142 Charles October 17, 2013 at 11:26 pm

I looked into the “hacking” my files option. I have a Windows 7 OS and after I open notepad and all that, I get to the “etc” folder, and nothing is in it, so there’s nowhere for me to type anything. Where do I go from there?

143 JK October 21, 2013 at 10:24 am

@Charles: I was able to right-click on Notepad and choose “run as administrator.” Then, when I got to that “ETC” folder, there was nothing showing. On the pull down menu for file type, change it from “.txt files” (the default file for Notepad) to “All Files”.

This allowed me to see the “HOSTS” file, but once I added the sites I wanted to block, I couldn’t save it with the same file type/name. Saving it as a .txt file would save the file, but it didn’t block the sites. When I try to save it as the same file name/type as the original hosts file (in other words, just save it as the same file, with my changes), it will not let me save it.
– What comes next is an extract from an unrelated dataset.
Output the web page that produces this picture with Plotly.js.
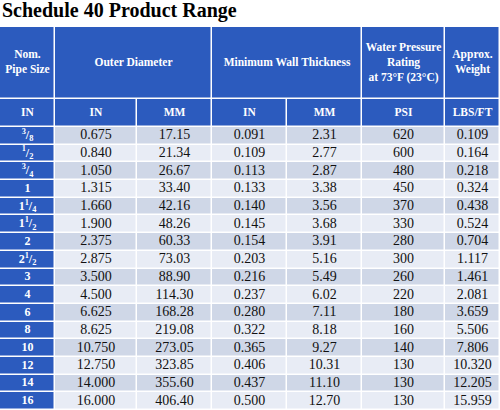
<!DOCTYPE html>
<html>
<head>
<meta charset="utf-8">
<script src="https://cdn.plot.ly/plotly-3.0.1.min.js"></script>
<style>html,body{margin:0;padding:0;background:#fff;}#chart{width:500px;height:410px;}</style>
</head>
<body>
<div id="chart"></div>
<script>
// ---- data ----
const titleText = 'Schedule 40 Product Range';
const groupHeaders = ['Nom.<br>Pipe Size', 'Outer Diameter', 'Minimum Wall Thickness', 'Water Pressure<br>Rating<br>at 73°F (23°C)', 'Approx.<br>Weight'];
const unitHeaders = ['IN', 'IN', 'MM', 'IN', 'MM', 'PSI', 'LBS/FT'];
const pipeSizes = ['3/8', '1/2', '3/4', '1', '1 1/4', '1 1/2', '2', '2 1/2', '3', '4', '6', '8', '10', '12', '14', '16'];
const outerIn = [0.675, 0.840, 1.050, 1.315, 1.660, 1.900, 2.375, 2.875, 3.500, 4.500, 6.625, 8.625, 10.750, 12.750, 14.000, 16.000];
const outerMm = [17.15, 21.34, 26.67, 33.40, 42.16, 48.26, 60.33, 73.03, 88.90, 114.30, 168.28, 219.08, 273.05, 323.85, 355.60, 406.40];
const wallIn = [0.091, 0.109, 0.113, 0.133, 0.140, 0.145, 0.154, 0.203, 0.216, 0.237, 0.280, 0.322, 0.365, 0.406, 0.437, 0.500];
const wallMm = [2.31, 2.77, 2.87, 3.38, 3.56, 3.68, 3.91, 5.16, 5.49, 6.02, 7.11, 8.18, 9.27, 10.31, 11.10, 12.70];
const psi = [620, 600, 480, 450, 370, 330, 280, 300, 260, 220, 180, 160, 140, 130, 130, 130];
const weightLbsFt = [0.109, 0.164, 0.218, 0.324, 0.438, 0.524, 0.704, 1.117, 1.461, 2.081, 3.659, 5.506, 7.806, 10.320, 12.205, 15.959];

// ---- layout geometry (not data) ----
const colEdges = [0, 55, 137, 212, 287, 362, 445, 500];
const groupEdges = [0, 55, 212, 362, 445, 500];
const tableTop = 27, groupBottom = 99, unitBottom = 127, tableBottom = 410;
const nRows = pipeSizes.length;
const rowH = (tableBottom - unitBottom) / nRows;
const rowEdges = [];
for (let i = 0; i <= nRows; i++) rowEdges.push(unitBottom + i * rowH);
const mids = e => e.slice(1).map((v, i) => (v + e[i]) / 2);
const colMid = mids(colEdges), groupMid = mids(groupEdges), rowMid = mids(rowEdges);

const BLUE = '#2c5bbe';
const DARK = '#cfd7e7';
const LIGHT = '#e8ecf5';
const serif = 'Liberation Serif';

const blueScale = [[0, BLUE], [1, BLUE]];
const stripeScale = [[0, DARK], [1, LIGHT]];

// format "1 1/4" as 1<sup>1</sup>/<sub>4</sub>
function fmtSize(s) {
  if (s.indexOf('/') < 0) return s;
  const parts = s.split(' ');
  const whole = parts.length === 2 ? parts[0] : '';
  const [n, d] = parts[parts.length - 1].split('/');
  return whole + '<sup>' + n + '</sup>/<sub>' + d + '</sub>';
}

const bodyCols = [
  outerIn.map(v => v.toFixed(3)),
  outerMm.map(v => v.toFixed(2)),
  wallIn.map(v => v.toFixed(3)),
  wallMm.map(v => v.toFixed(2)),
  psi.map(v => String(v)),
  weightLbsFt.map(v => v.toFixed(3))
];
const bodyZ = [];
for (let r = 0; r < nRows; r++) bodyZ.push(bodyCols.map(() => r % 2));

const cell = {type: 'heatmap', showscale: false, hoverinfo: 'skip', xgap: 1.5, ygap: 1.5, zmin: 0, zmax: 1};

const traces = [
  Object.assign({}, cell, {x: groupEdges, y: [tableTop, groupBottom], z: [groupHeaders.map(() => 0)], colorscale: blueScale}),
  Object.assign({}, cell, {x: colEdges, y: [groupBottom, unitBottom], z: [unitHeaders.map(() => 0)], colorscale: blueScale}),
  Object.assign({}, cell, {x: colEdges.slice(0, 2), y: rowEdges, z: pipeSizes.map(() => [0]), colorscale: blueScale}),
  Object.assign({}, cell, {x: colEdges.slice(1), y: rowEdges, z: bodyZ, colorscale: stripeScale}),
  {type: 'scatter', mode: 'text', hoverinfo: 'skip', x: groupMid, y: groupMid.map(() => (tableTop + groupBottom) / 2),
   text: groupHeaders.map(t => '<b>' + t + '</b>'), textposition: 'middle center',
   textfont: {family: serif, size: 11.5, color: '#ffffff'}},
  {type: 'scatter', mode: 'text', hoverinfo: 'skip', x: colMid, y: colMid.map(() => (groupBottom + unitBottom) / 2),
   text: unitHeaders.map(t => '<b>' + t + '</b>'), textposition: 'middle center',
   textfont: {family: serif, size: 11.5, color: '#ffffff'}},
  {type: 'scatter', mode: 'text', hoverinfo: 'skip', x: rowMid.map(() => colMid[0]), y: rowMid,
   text: pipeSizes.map(s => '<b>' + fmtSize(s) + '</b>'), textposition: 'middle center',
   textfont: {family: serif, size: 12, color: '#ffffff'}}
];
bodyCols.forEach((col, c) => {
  traces.push({type: 'scatter', mode: 'text', hoverinfo: 'skip', x: rowMid.map(() => colMid[c + 1]), y: rowMid,
    text: col, textposition: 'middle center', textfont: {family: serif, size: 14, color: '#111111'}});
});

const layout = {
  width: 500, height: 410,
  margin: {l: 0, r: 0, t: 0, b: 0, pad: 0},
  paper_bgcolor: '#ffffff', plot_bgcolor: '#ffffff',
  font: {family: serif, size: 14, color: '#111111'},
  showlegend: false,
  title: {
    text: '<b>' + titleText + '</b>',
    font: {family: serif, size: 20, color: '#000000'},
    x: 0.004, xanchor: 'left', xref: 'paper',
    y: 0.992, yanchor: 'top', yref: 'container'
  },
  xaxis: {range: [0, 500], visible: false, fixedrange: true},
  yaxis: {range: [tableBottom, 0], visible: false, fixedrange: true}
};

Plotly.newPlot('chart', traces, layout, {displayModeBar: false, staticPlot: true});
</script>
</body>
</html>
Anybody know how to fix that?

144 JK October 22, 2013 at 4:05 pm

Just wanted to post a follow-up: I fixed the problem.

The HOSTS file is a read-only file. In order to edit it, before you open it, right-click on the file and select “Properties.”

Then, unclick the box labeled “Read-Only.”

Now, you can make changes (add the sites you want to block as per the instructions in the article) and save it. Just did it and tested it, worked like a charm!

145 Sidney February 24, 2014 at 1:21 am

Hey all, Chrome Nanny is now called Nanny for Google Chrome.